N Scorpii

Observation data Epoch J2000 Equinox J2000
- Constellation: Scorpius
- Right ascension: 16^{h} 31^{m} 22.93300^{s}
- Declination: −34° 42′ 15.7146″
- Apparent magnitude (V): 4.23

Characteristics
- Spectral type: B2 III-IV
- U−B color index: −0.76
- B−V color index: −0.17
- Variable type: candidate β Cephei

Astrometry
- Radial velocity (R_{v}): 0.8±1.5 km/s
- Proper motion (μ): RA: −12.05±0.20 mas/yr Dec.: −18.16±0.13 mas/yr
- Parallax (π): 5.88±0.19 mas
- Distance: 550 ± 20 ly (170 ± 5 pc)
- Absolute magnitude (M_{V}): −1.91

Details
- Mass: 7.8±0.1 M_{☉}
- Radius: 6.25 R_{☉}
- Luminosity (bolometric): 6,918 L_{☉}
- Surface gravity (log g): 4.0 cgs
- Temperature: 21,877 K
- Metallicity [Fe/H]: +0.01 dex
- Rotational velocity (v sin i): 70±8 km/s
- Age: 22±4 Myr
- Other designations: N Scorpii, 72 G. Scorpii, CD−34°11044, CPD−34°6528, FK5 1431, GC 22195, HD 148703, HIP 80911, HR 6143, SAO 207732

Database references
- SIMBAD: data

= N Scorpii =

Star in the constellation of Scorpius

N Scorpii, also known as HD 148703, is a solitary, bluish-white hued star located in the southern constellation Scorpius. It has an apparent magnitude of 4.23, making it readily visible to the naked eye. N Scorpii was initially given the Bayer designation Alpha Normae by Lacaille but it was later moved from Norma to Scorpius. N Scorpii is currently located 550 light years away based on parallax measurements from the Hipparcos satellite and is part of the Upper Scorpius–Centaurus region of the Scorpius–Centaurus association.
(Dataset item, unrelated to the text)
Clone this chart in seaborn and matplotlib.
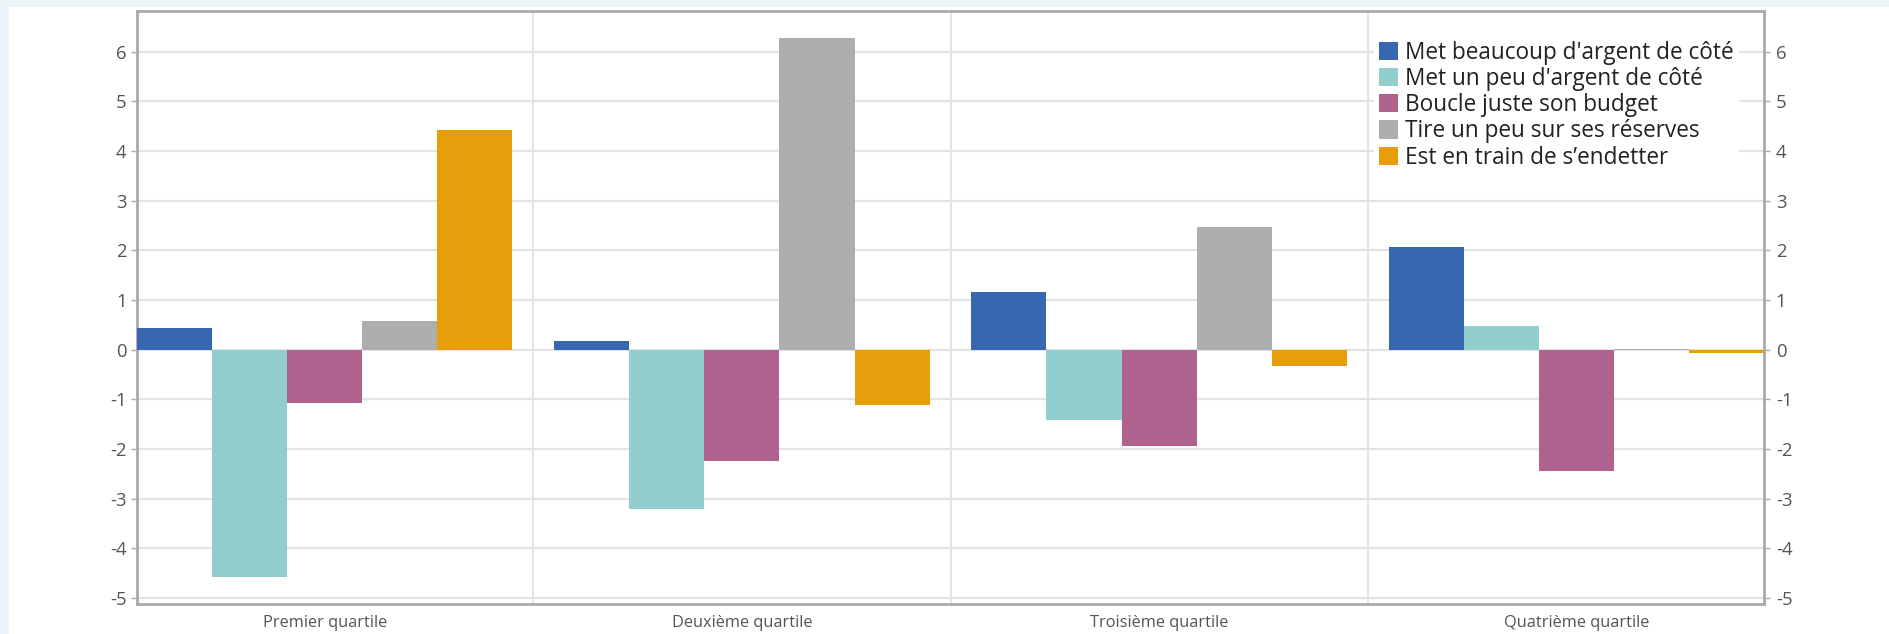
import matplotlib
matplotlib.use("Agg")
import matplotlib.pyplot as plt
from matplotlib.patches import Rectangle, Patch
import seaborn as sns
import pandas as pd
import numpy as np

categories = ["Premier quartile", "Deuxième quartile", "Troisième quartile", "Quatrième quartile"]
series = ["Met beaucoup d'argent de côté", "Met un peu d'argent de côté",
          "Boucle juste son budget", "Tire un peu sur ses réserves",
          "Est en train de s\u2019endetter"]
met_beaucoup = [0.44, 0.17, 1.17, 2.07]
met_un_peu = [-4.58, -3.21, -1.42, 0.47]
boucle = [-1.07, -2.25, -1.93, -2.44]
tire = [0.58, 6.28, 2.47, 0.02]
endetter = [4.42, -1.11, -0.33, -0.07]
colors = ["#3767b1", "#93cece", "#b0628f", "#afaeaf", "#e69f0b"]
yticks = list(range(-5, 7))

values = [met_beaucoup, met_un_peu, boucle, tire, endetter]
rows = []
for s, vals in zip(series, values):
    for c, v in zip(categories, vals):
        rows.append({"cat": c, "serie": s, "val": v})
df = pd.DataFrame(rows)

sns.set_theme(style="white")
plt.rcParams["font.family"] = ["Open Sans", "DejaVu Sans"]
plt.rcParams["axes.unicode_minus"] = False

W, H = 1889, 634
fig = plt.figure(figsize=(W / 100, H / 100), dpi=100, facecolor="white")
# light blue frame strips (left and top)
fig.patches.append(Rectangle((0, 0), 9 / W, 1, transform=fig.transFigure,
                             facecolor="#ebf4f6", edgecolor="none", zorder=-10))
fig.patches.append(Rectangle((0, 1 - 7 / H), 1, 7 / H, transform=fig.transFigure,
                             facecolor="#ebf4f6", edgecolor="none", zorder=-10))
ax = fig.add_axes([137 / W, 1 - 604 / H, (1764 - 137) / W, (604 - 11) / H])
ax.set_facecolor("white")

sns.barplot(data=df, x="cat", y="val", hue="serie", order=categories, hue_order=series,
            palette=colors, width=0.9, gap=0, dodge=True, errorbar=None,
            linewidth=0, saturation=1, ax=ax, zorder=3)

ax.set_xlim(-0.45, 3.45)
ax.set_ylim(-5.12, 6.82)
ax.set_yticks(yticks)
ax.set_yticklabels([str(t) for t in yticks])
ax.set_xlabel("")
ax.set_ylabel("")

ax.grid(axis="y", color="#e3e3e3", linewidth=1.5, zorder=0)
ax.set_axisbelow(True)
ax.set_xticks([0.5, 1.5, 2.5], minor=True)
ax.grid(axis="x", which="minor", color="#dedede", linewidth=1.2, zorder=0)
ax.tick_params(axis="x", which="minor", length=22, color="#dedede", width=1.2, direction="out")
ax.tick_params(axis="x", which="major", length=0, pad=8, labelsize=11.8, labelcolor="#555555")
ax.tick_params(axis="y", which="major", length=4.5, width=1, color="#aaaaaa", direction="out",
               pad=3, labelsize=13.3, labelcolor="#555555", left=True)

for side, sp in ax.spines.items():
    sp.set_visible(True)
    sp.set_color("#aaaaaa")
    sp.set_linewidth(2)

ax2 = ax.twinx()
ax2.set_ylim(ax.get_ylim())
ax2.set_yticks(yticks)
ax2.set_yticklabels([str(t) for t in yticks])
ax2.tick_params(axis="y", length=4.5, width=1, color="#aaaaaa", direction="out", pad=4,
                labelsize=13.3, labelcolor="#555555", right=True)
for sp in ax2.spines.values():
    sp.set_visible(False)

if ax.get_legend() is not None:
    ax.get_legend().remove()
handles = [Patch(facecolor=c, edgecolor="none") for c in colors]
leg = ax2.legend(handles, series, loc="upper left", bbox_to_anchor=(1374 / W, 1 - 36 / H),
                 bbox_transform=fig.transFigure, frameon=True, fancybox=False,
                 framealpha=1, edgecolor="white", facecolor="white",
                 fontsize=16.3, handlelength=0.85, handleheight=0.85, handletextpad=0.3,
                 labelspacing=0.1, borderpad=0.2, borderaxespad=0)
for t in leg.get_texts():
    t.set_color("#222222")

fig.savefig("out.png", dpi=100, facecolor=fig.get_facecolor())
N Scorpii has been given several stellar classifications over the years. It has been given the luminosity class of a main sequence star (V), a subgiant (IV), an evolved giant star (III), or a blend between the last two classes (III-IV). It is generally classified as either a B2 or B3 star several times hotter than the Sun. HD 148703 is a candidate β Cephei variable and its variability was first noticed in 1983 by C. Sterken. Further observations were made by Abt et al. (2002) by observing its projected rotational velocity. It was identified as a candidate in 2002 in a survey for non-radial pulsations in B-type stars.

The object has two generally accepted classes: B2 III-IV and B2 IV. It has 7.8 times the mass of the Sun and 6.25 times its size. It has a bolometric luminosity 6,918 times greater than the Sun from its photosphere at an effective temperature of 21877 K. N Scorpii is estimated to be 22 million years old, which is twice the average age of the aforementioned association. Like most hot stars, N Scorpii spins rapidly, having a projected rotational velocity of 70 km/s.